Let’s say 70% of this 900 MW comes from wind, 25% from solar (hot water system RECs, rooftop PV, and concentrating solar power [CSP]), and 5% from HDRGE, in 2020. Give these capacity factors of 33%, 20% and 90% respectively. That comes to a peak installed capacity of about 1900 MW wind, 1100 MW solar and 50 MW HDRGE, rising from a current (2009) level of 390 740 MW (wind), say 50 MW solar (mostly hot water, some PV, no CSP), and 0 MW from HDRGE. That’s a total of 630 large (3 MW) turbines and some novel build outs of the other techs (largely CSP and HDRGE).

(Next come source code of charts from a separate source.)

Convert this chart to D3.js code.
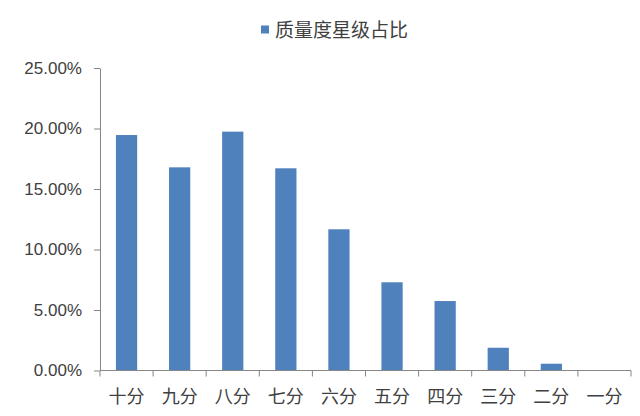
<!DOCTYPE html>
<html>
<head>
<meta charset="utf-8">
<script src="https://cdn.jsdelivr.net/npm/d3@7"></script>
<style>
body { margin: 0; background: #fff; }
svg { display: block; }
</style>
</head>
<body>
<svg id="chart" width="640" height="416"></svg>
<script>
// star level share of quality score
var categories = ["十分", "九分", "八分", "七分", "六分", "五分", "四分", "三分", "二分", "一分"];
var shares = [19.46, 16.79, 19.74, 16.71, 11.67, 7.29, 5.74, 1.88, 0.56, 0];
var yTicks = [0, 5, 10, 15, 20, 25];
var seriesName = "质量度星级占比";

var svg = d3.select("#chart");
// note: "top" is taken by window.top, so plot edges get their own names
var plotLeft = 100, plotRight = 631, plotTop = 68, plotBottom = 370.5;
var barColor = "#4f81bd", axisColor = "#868686", textColor = "#404040";

var x = d3.scaleBand().domain(categories).range([plotLeft, plotRight]).paddingInner(0.6).paddingOuter(0.3);
var y = d3.scaleLinear().domain([0, 25]).range([plotBottom, plotTop]);

// bars
svg.append("g").selectAll("rect")
    .data(shares)
    .enter().append("rect")
    .attr("x", function(d, i) { return x(categories[i]); })
    .attr("y", function(d) { return y(d); })
    .attr("width", x.bandwidth())
    .attr("height", function(d) { return plotBottom - y(d); })
    .attr("fill", barColor);

// y axis
var yAxis = svg.append("g")
    .attr("transform", "translate(" + plotLeft + ",0)")
    .call(d3.axisLeft(y).tickValues(yTicks).tickSize(6).tickSizeOuter(0)
        .tickFormat(function(d) { return d.toFixed(2) + "%"; }));
yAxis.select(".domain").attr("stroke", axisColor);
yAxis.selectAll(".tick line").attr("stroke", axisColor);
yAxis.selectAll("text")
    .attr("x", -18)
    .attr("fill", textColor)
    .style("font-family", "'Liberation Sans', Arial, sans-serif")
    .style("font-size", "17px");

// x axis, ticks on band edges like excel
var step = x.step();
var edges = d3.range(categories.length + 1).map(function(i) { return plotLeft + i * step; });
var xAxis = svg.append("g").attr("transform", "translate(0," + plotBottom + ")");
xAxis.append("line")
    .attr("x1", plotLeft).attr("x2", plotRight)
    .attr("stroke", axisColor);
xAxis.selectAll(".edge")
    .data(edges)
    .enter().append("line")
    .attr("class", "edge")
    .attr("x1", function(d) { return d; }).attr("x2", function(d) { return d; })
    .attr("y1", 0).attr("y2", 6)
    .attr("stroke", axisColor);
xAxis.selectAll("text")
    .data(categories)
    .enter().append("text")
    .attr("x", function(d) { return x(d) + x.bandwidth() / 2; })
    .attr("y", 32)
    .attr("text-anchor", "middle")
    .attr("fill", textColor)
    .style("font-family", "'Noto Sans CJK SC', sans-serif")
    .style("font-size", "18px")
    .text(function(d) { return d; });

// legend
var legend = svg.append("g");
legend.append("rect")
    .attr("x", 261).attr("y", 25.5)
    .attr("width", 8).attr("height", 8)
    .attr("fill", barColor);
legend.append("text")
    .attr("x", 275).attr("y", 37)
    .attr("fill", textColor)
    .style("font-family", "'Noto Sans CJK SC', sans-serif")
    .style("font-size", "19px")
    .text(seriesName);
</script>
</body>
</html>
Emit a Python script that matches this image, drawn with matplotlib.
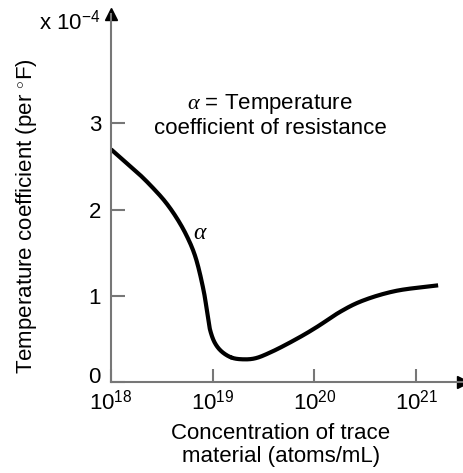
"""Temperature coefficient of resistance vs. trace material concentration."""

import matplotlib
matplotlib.use("Agg")
import matplotlib.pyplot as plt
import matplotlib.transforms as mtransforms
import numpy as np

# curve: log10(concentration) and coefficient (x 1e-4 per F)
log_conc = [18.003, 18.141, 18.271, 18.403, 18.534, 18.649, 18.747, 18.829,
            18.911, 18.944, 18.976, 19.025, 19.091, 19.190, 19.304, 19.419, 19.583,
            19.86, 20.03, 20.25, 20.45, 20.78, 21.215]
coeff = [2.70, 2.556, 2.421, 2.266, 2.093, 1.900, 1.693, 1.46,
         1.067, 0.834, 0.601, 0.446, 0.349, 0.279, 0.260, 0.272, 0.349,
         0.52, 0.64, 0.81, 0.93, 1.05, 1.12]

x_ticks = [1e18, 1e19, 1e20, 1e21]
x_tick_labels = ["$10^{18}$", "$10^{19}$", "$10^{20}$", "$10^{21}$"]
y_ticks = [0, 1, 2, 3]

plt.rcParams["font.family"] = ["Liberation Sans", "DejaVu Sans"]
plt.rcParams["mathtext.fontset"] = "custom"
plt.rcParams["mathtext.rm"] = "Liberation Sans"
plt.rcParams["mathtext.it"] = "Liberation Serif:italic"

axis_color = "#777777"
fs = 16


def catmull_rom(px, py, n=30):
    """Centripetal Catmull-Rom through the points (in roughly isotropic units)."""
    pts = np.column_stack([px, py])
    pts = np.vstack([2 * pts[0] - pts[1], pts, 2 * pts[-1] - pts[-2]])
    out = []
    for i in range(1, len(pts) - 2):
        p0, p1, p2, p3 = pts[i - 1], pts[i], pts[i + 1], pts[i + 2]
        t0 = 0.0
        t1 = t0 + np.linalg.norm(p1 - p0) ** 0.5
        t2 = t1 + np.linalg.norm(p2 - p1) ** 0.5
        t3 = t2 + np.linalg.norm(p3 - p2) ** 0.5
        t = np.linspace(t1, t2, n)[:, None]
        a1 = (t1 - t) / (t1 - t0) * p0 + (t - t0) / (t1 - t0) * p1
        a2 = (t2 - t) / (t2 - t1) * p1 + (t - t1) / (t2 - t1) * p2
        a3 = (t3 - t) / (t3 - t2) * p2 + (t - t2) / (t3 - t2) * p3
        b1 = (t2 - t) / (t2 - t0) * a1 + (t - t0) / (t2 - t0) * a2
        b2 = (t3 - t) / (t3 - t1) * a2 + (t - t1) / (t3 - t1) * a3
        out.append((t2 - t) / (t2 - t1) * b1 + (t - t1) / (t2 - t1) * b2)
    out = np.vstack(out)
    return out[:, 0], out[:, 1]


fig = plt.figure(figsize=(4.64, 4.73), dpi=100)
ax = fig.add_axes([0.2386, 0.193, 0.7594, 0.777])

# spline in pixel-like units: one decade ~ 101.7 px, one unit ~ 86 px
sx, sy = catmull_rom(np.array(log_conc) * 101.7, np.array(coeff) * 86)
ax.plot(10 ** (sx / 101.7), sy / 86, color="black", lw=3, solid_capstyle="butt")

ax.set_xscale("log")
ax.set_xlim(1e18, 10 ** 21.46)
ax.set_ylim(0, 4.27)

for side in ("top", "right"):
    ax.spines[side].set_visible(False)
for side in ("left", "bottom"):
    ax.spines[side].set_color(axis_color)
    ax.spines[side].set_linewidth(1.5)

ax.set_xticks(x_ticks)
ax.set_xticklabels(x_tick_labels)
ax.xaxis.set_minor_locator(matplotlib.ticker.NullLocator())
ax.set_yticks(y_ticks)
ax.tick_params(axis="x", direction="in", length=9.5, width=1.5, color=axis_color,
               labelsize=fs, pad=6)
ax.tick_params(axis="y", direction="in", length=10, width=1.5, color=axis_color,
               labelsize=fs, pad=7)

# the "0" label sits a little above the x axis
zero_label = ax.get_yticklabels()[0]
zero_label.set_transform(zero_label.get_transform()
                         + mtransforms.ScaledTranslation(0, 5 / 72, fig.dpi_scale_trans))

# arrow heads on axes
ax.plot(1, 0, ">", color="black", markersize=8, transform=ax.transAxes, clip_on=False)
ax.plot(0, 1, "^", color="black", markersize=8, transform=ax.transAxes, clip_on=False)

fig.text(281 / 464, 1 - 423 / 473, "Concentration of trace\nmaterial (atoms/mL)",
         fontsize=fs, ha="center", va="top", linespacing=1.15)
fig.text(27 / 464, 1 - 216 / 473, "Temperature coefficient (per $^{\\circ}$F)",
         fontsize=fs, ha="center", va="center", rotation=90)

fig.text(100 / 464, 1 - 22 / 473, "x $10^{-4}$", fontsize=fs, ha="right", va="center")
fig.text(270 / 464, 1 - 139 / 473, "$\\alpha$ = Temperature\ncoefficient of resistance",
         fontsize=fs, ha="center", va="bottom", linespacing=1.1)
fig.text(200 / 464, 1 - 233 / 473, "$\\alpha$", fontsize=fs + 1, ha="center", va="center")

fig.savefig("out.png", dpi=100)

With its vast potential renewable energy resources, my view is that this is an achieveable regional goal for a place like SA. It is most likely to be realised if UHVDC lines can be strung out to the Eyre Peninsula (abundant wind resources) and/or the interior deserts (for CSP and HDRGE). This will require some serious government investments and a re-evaluation of current regulatory problems that causes first-mover disadvantage. It will also require that SA continues to lead the other Australian states in providing the most attractive incentives for renewables deployment. A (potentially large) caveat is that managing the relatively low quality (fluctuating and periodically pulsing) electrical inputs derived from wind will be a big challenge for the utilities, if a 33% contribution is achieved. This makes it tough to maintain a standard and constant electrical frequency and demands micromangement of spinning reserve in order to to dispatch the constant load we expect.
Is a 33% renewables by 2020 achieveable as a national Australian target? In my humble opinion, not a snowflake’s chance in hell.
SA has a relatively small electricity demand compared to the national total, an already well developed renewable energy infrastructure, and some of the best resources in the world to tap into. The other states are way behind in build out, as some of the figures in the press release indicate. But most importantly, SA can reach a 33% level with no requirement for large-scale energy storage, and potentially no further fossil fuel backup. The state is connected to the large east coast grid, powered predominantly by coal, and can draw on this abundant supply via the Murraylink interconnector when the wind stops blowing and the sun stops shining (being generalised here, but basically, when delivery is well below the nominal 33%). We can also sell to the east coast grid when delivery is near peak. We’ll be the Denmark of the south — with both the admirable and dubious energy connotations that this brings.
For Australia’s total electricty supply, it’s a whole ‘nuther ballgame. Enter nukes.